Post
Topic
Board Politics & Society
Re: If Anarchy can work, how come there are no historical records of it working?
by
MoonShadow
on 28/05/2013, 20:58:37 UTC
The question was what causes societies to move towards being more voluntary.  You may think that eternal vigilence caused it but that doesn't change the fact that it seemed to emerge in the 1600s and that it wasn't there in the 1500s.I'm going to stick with "No-one knows."

That's not at all true.  Go back and read this thread, there are definable examples to at least 1291 (the foundation of the old Swiss Confederacy, https://en.wikipedia.org/wiki/Old_Swiss_Confederacy#Foundation) and some credible, yet undocumentable, examples of same that go back much farther.  Do you contest that the Swiss Confederacy was founded upon ideals that would be consistant with a modern sentiment of a "voluntary" society?  Bear in mind, that the foundation 'myth' (can't be supported with any historical documents) of the old Swiss Confederacy is the story of William Tell (http://en.wikipedia.org/wiki/The_Apple_and_the_Arrow) leading an uprising against a tyranical & absolute monarch, and that the 'Founding Fathers' of the United States appealed to the Swiss for financial support during the Revolutionary War because they believed they would find ideological like minds.

They did, and some rather wealthy ones as well.

True.  But I did precede by saying I was talking about the political culture of the UK, Ireland and the US, all of whom are greatly influenced by the Bill of Rights which followed the civil war.  

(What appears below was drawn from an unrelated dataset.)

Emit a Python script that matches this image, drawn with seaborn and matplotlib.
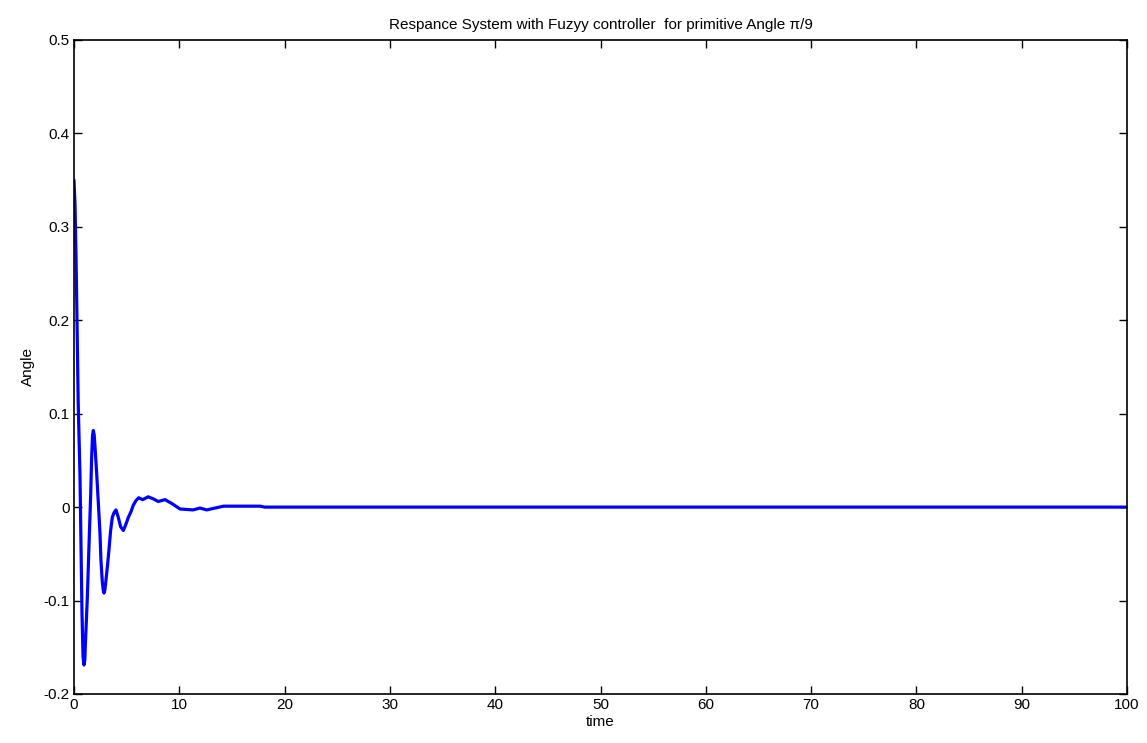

Which, in turn, was greatly influenced by the old Swiss Confederacy, as well as the Five Tribes Confederation. (http://www.iroquoisdemocracy.pdx.edu/)  I'm sure that you are used to being the smartest guy in the room, but you would be wise to not present your viewpoints with such confidence lacking support.  There is much that certain members of this strange forum in this little backwater of the Internet will teach you if prompted.  How they are prompted will determine if those lessons come soft or hard.